Ace of Wands ended its run with an episode that’s pretty frustrating for all the answers it doesn’t give. Roger Fulton, in The Encyclopedia of TV Science Fiction, had described this story as featuring a “bizarre alien plot,” but that’s not really accurate. Presumably, but not definitively, “Mama” and “Papa” are the two computers that the sleeping Jay, Emm, and Dee have plugged themselves into, and presumably their mansion is possibly a disguised alien ship, but we never learn what the plot actually is. Perhaps an alien presence or force decided to fill the three beautiful villains’ minds with knowledge and their bodies with augmented strength, but we never learn why.

But the real frustration is how badly structured the last half hour is. It ends with Chas destroying the two supercomputers, but it feels like there’s a scene missing after that. A long one. With explanations and/or a confrontation. This has been described as an unresolved cliffhanger, but did they really have those in 1972? Was “The Beautiful People” serial intended to have a fifth episode open the fourth series of Ace of Wands? That doesn’t seem very likely, does it?

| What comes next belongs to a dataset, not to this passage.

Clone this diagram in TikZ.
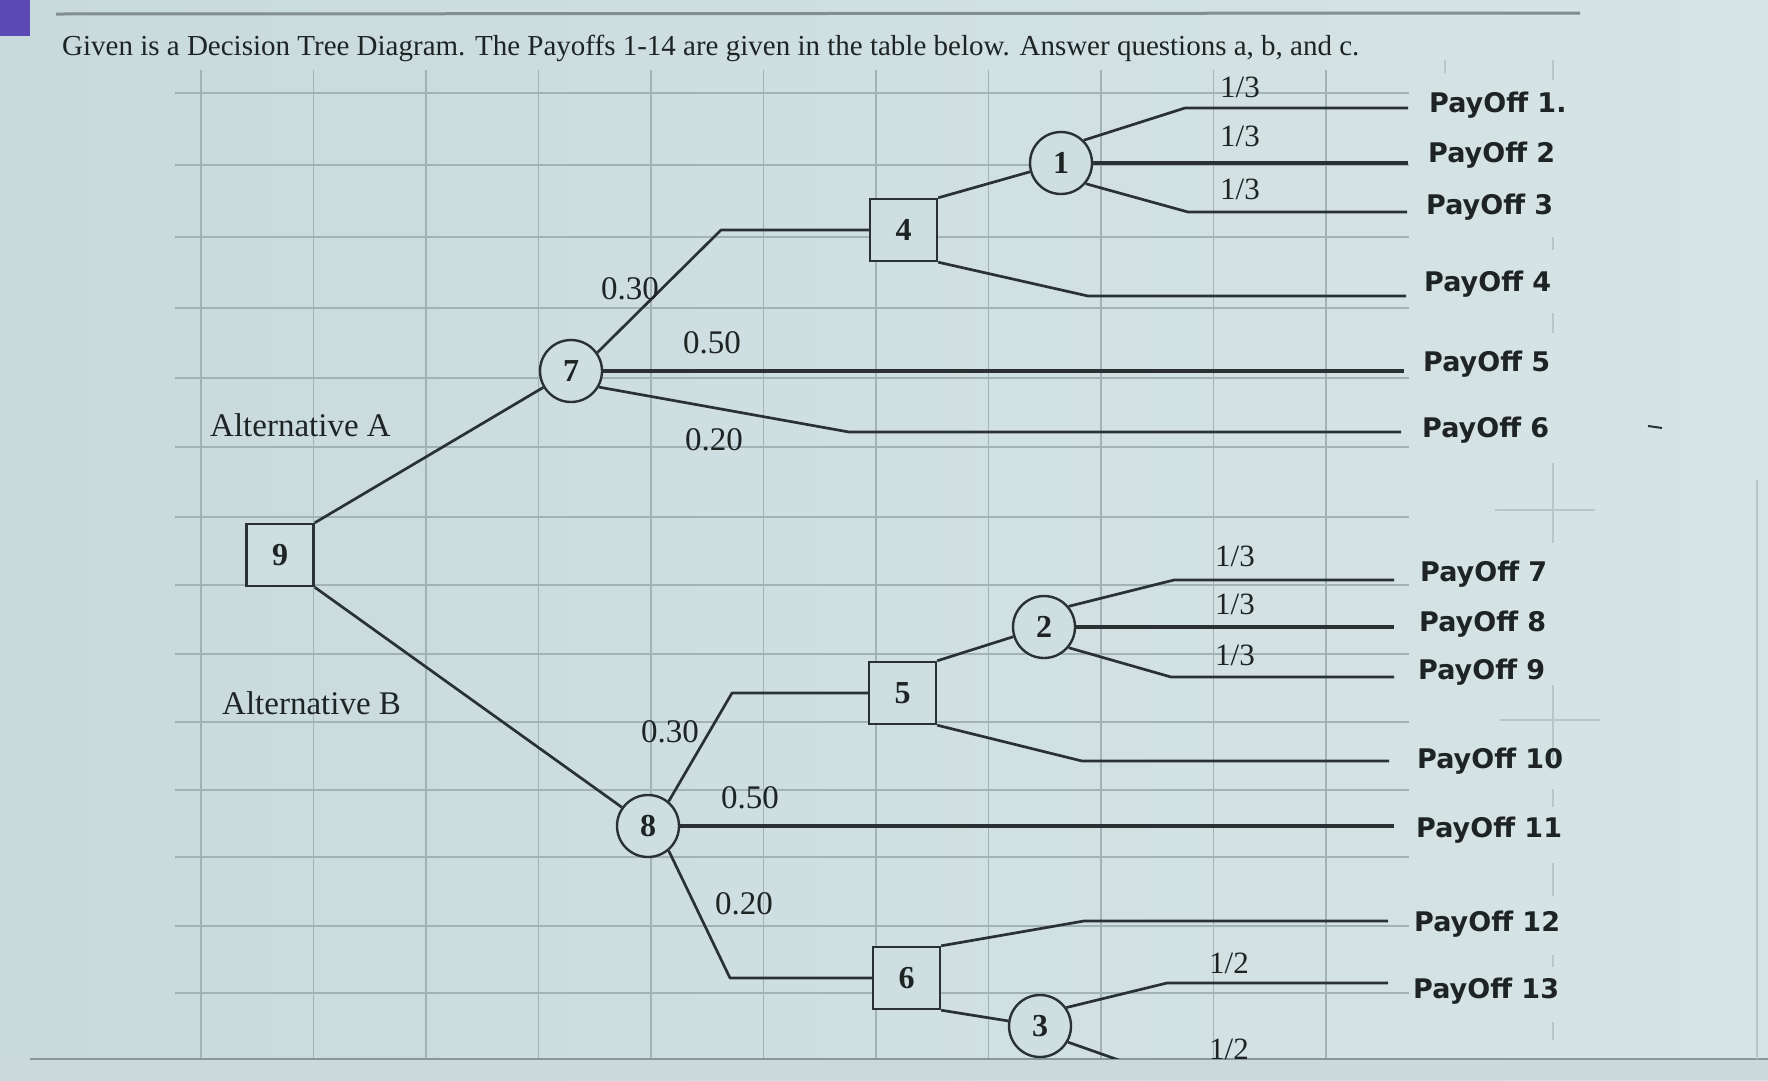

What’s certainly true is that the cast and crew had expected to come back for a fourth series, and that’s why there isn’t a satisfactory end for the characters. Perhaps if they had known that this was the end, this half-hour could have been structured a little better, with less time spent with Chas planting the booby trap at the jumble sale, and less film footage of driving around several hours from Essex – good thing Tarot and friends filled the gas tank before they left! – so that at least we could get a final smile and walkoff for our heroes, if not a good resolution to this story.

Apparently the powers that be at Thames TV chose to pass on a fourth series of Ace of Wands in favor of a promising proposal from writer Roger Price for a show called The Tomorrow People. Those saps. As if there weren’t enough reasons to dislike that dopey program already, it deprived us of more stories from this much, much better series!